To do >> Print the lines of the listing below verbatim from its first line through the line bearing "from matplotlib.lines import Line2D". Any pictures are to be omitted.

Material >>
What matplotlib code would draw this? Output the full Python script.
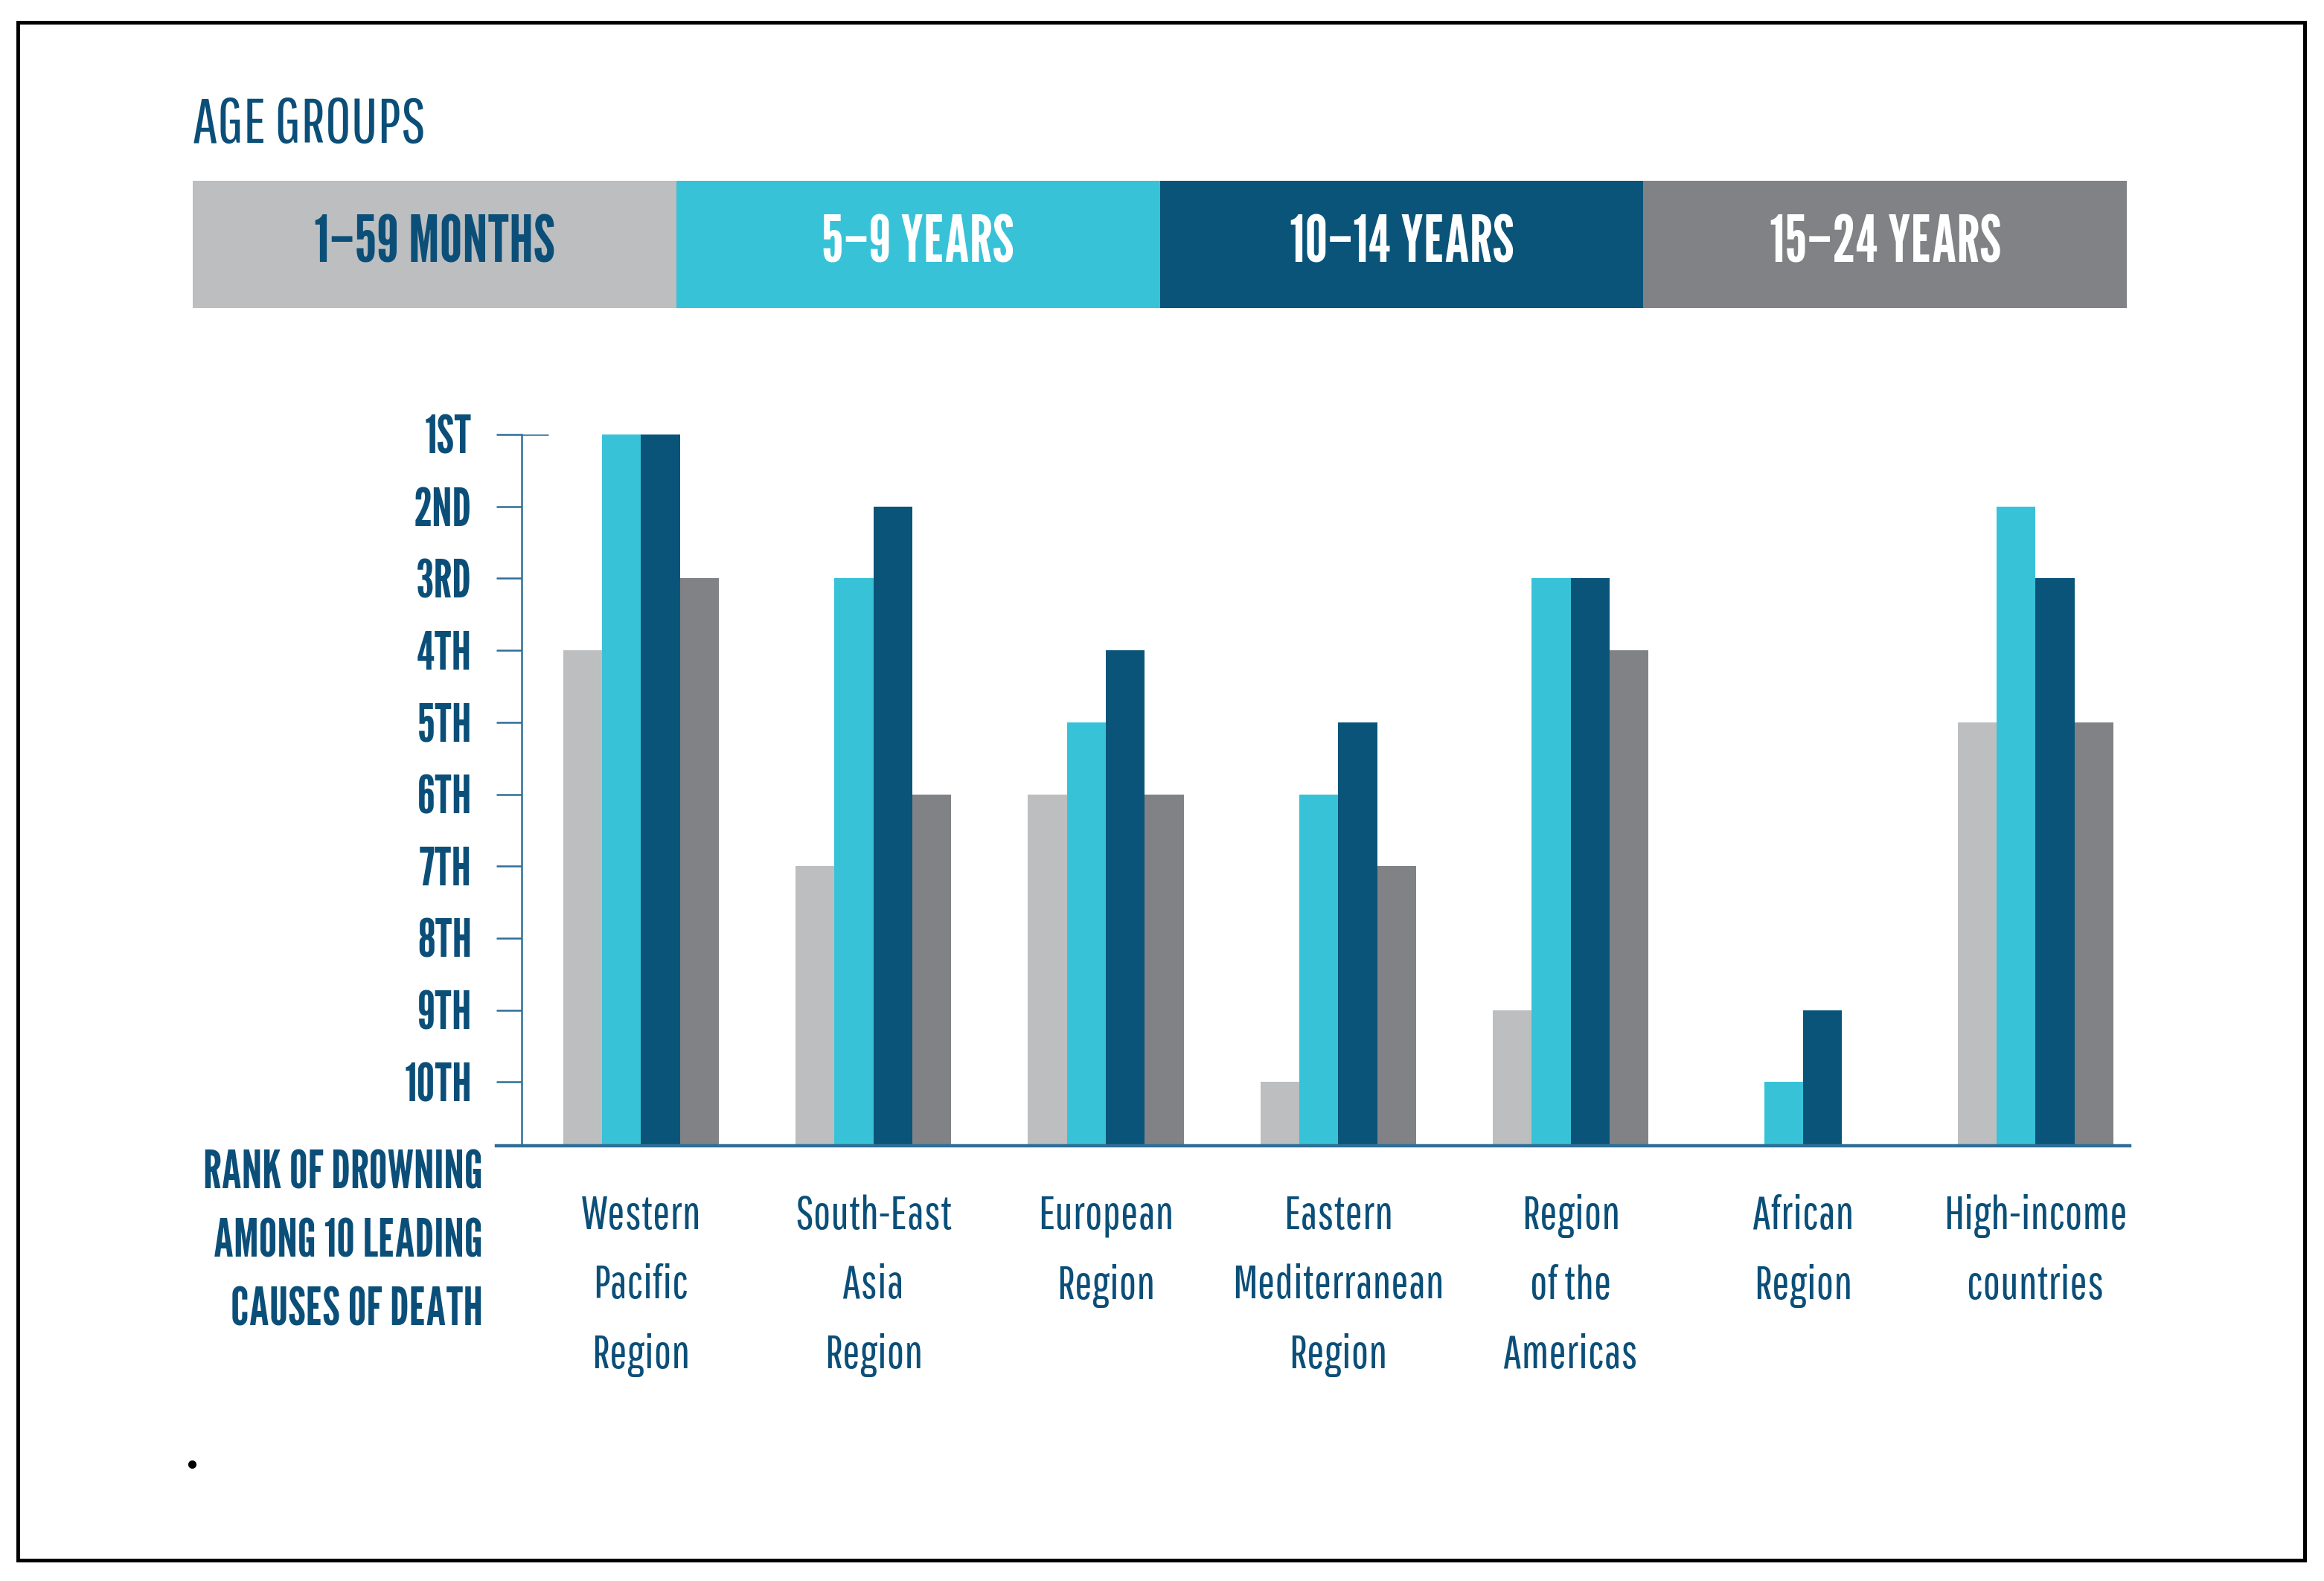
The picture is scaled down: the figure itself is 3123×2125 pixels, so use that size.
import numpy as np
import matplotlib
matplotlib.use('Agg')
import matplotlib.pyplot as plt
from matplotlib.patches import Rectangle
from matplotlib.lines import Line2D

# Rank of drowning among the 10 leading causes of death (1 = 1st), nan = not in top 10
regions = ['Western\nPacific\nRegion', 'South-East\nAsia\nRegion', 'European\nRegion',
           'Eastern\nMediterranean\nRegion', 'Region\nof the\nAmericas', 'African\nRegion',
           'High-income\ncountries']
age_groups = ['1–59 MONTHS', '5–9 YEARS', '10–14 YEARS', '15–24 YEARS']
rank_1_59_months = [4, 7, 6, 10, 9, np.nan, 5]
rank_5_9_years = [1, 3, 5, 6, 3, 10, 2]
rank_10_14_years = [1, 2, 4, 5, 3, 9, 3]
rank_15_24_years = [3, 6, 6, 7, 4, np.nan, 5]
rank_labels = ['1ST', '2ND', '3RD', '4TH', '5TH', '6TH', '7TH', '8TH', '9TH', '10TH']
ylabel_lines = ['RANK OF DROWNING', 'AMONG 10 LEADING', 'CAUSES OF DEATH']

colors = ['#bcbec0', '#38c2d8', '#0a5479', '#808285']
text_blue = '#0b4f79'
axis_blue = '#2f6f97'
BOLD = ['League Gothic', 'DejaVu Sans']
REG = ['Pathway Gothic One', 'DejaVu Sans']
BASE = 10.885   # where the bars start (just below 10th)

fig = plt.figure(figsize=(31.23, 21.25), dpi=100)

# outer frame
fig.patches.append(Rectangle((0.0077, 0.0132), 0.984, 0.9727, transform=fig.transFigure,
                             fill=False, lw=3.6, ec='black'))

# title
fig.text(0.083, 0.921, 'AGE GROUPS', family=REG, fontsize=61, color=text_blue,
         ha='left', va='center')

# age group band
hax = fig.add_axes([0.0829, 0.8052, 0.8323, 0.0804])
for i, (lab, c) in enumerate(zip(age_groups, colors)):
    hax.barh(0, 1, left=i, height=1, color=c)
    hax.text(i + 0.5, 0, lab, family=BOLD, fontsize=62,
             color=text_blue if i == 0 else 'white', ha='center', va='center')
hax.set_xlim(0, 4)
hax.set_ylim(-0.5, 0.5)
hax.axis('off')

# main chart
ax = fig.add_axes([0.2136, 0.2753, 0.7029, 0.4499])
x = np.arange(len(regions))
w = 0.1674
series = [rank_1_59_months, rank_5_9_years, rank_10_14_years, rank_15_24_years]
for k, (vals, c) in enumerate(zip(series, colors)):
    vals = np.array(vals, dtype=float)
    ax.bar(x + (k - 1.5) * w, BASE - vals, bottom=vals, width=w, color=c, linewidth=0)

ax.set_ylim(BASE, 1)
ax.set_xlim(-0.622, 6.406)
spine_x = -0.513
for s in ['top', 'right']:
    ax.spines[s].set_visible(False)
ax.spines['left'].set_position(('data', spine_x))
ax.spines['left'].set_bounds(1, BASE)
ax.spines['left'].set_color(axis_blue)
ax.spines['left'].set_linewidth(1.8)
ax.spines['bottom'].set_color(axis_blue)
ax.spines['bottom'].set_linewidth(3.2)
# small cap at the top of the rank axis
ax.hlines(1, spine_x, spine_x + 0.115, color=axis_blue, lw=1.8)

ax.set_yticks(range(1, 11))
ax.set_yticklabels(rank_labels, family=BOLD, fontsize=50, color=text_blue)
ax.tick_params(axis='y', direction='out', length=24.5, width=1.8, color=axis_blue, pad=24)

ax.set_xticks(x)
ax.set_xticklabels(regions, family=REG, fontsize=45, color=text_blue, linespacing=1.76)
ax.tick_params(axis='x', length=0, pad=47)

# rank axis caption
for i, line in enumerate(ylabel_lines):
    fig.text(0.2078, 0.2574 - i * 0.0432, line, family=BOLD, fontsize=50,
             color=text_blue, ha='right', va='center')

# stray dot in the source
fig.add_artist(Line2D([0.0826], [0.0739], marker='o', ms=7, color='black',
                      transform=fig.transFigure))

fig.savefig('out.png', dpi=100)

Complete response >>
What matplotlib code would draw this? Output the full Python script.
The picture is scaled down: the figure itself is 3123×2125 pixels, so use that size.
import numpy as np
import matplotlib
matplotlib.use('Agg')
import matplotlib.pyplot as plt
from matplotlib.patches import Rectangle
from matplotlib.lines import Line2D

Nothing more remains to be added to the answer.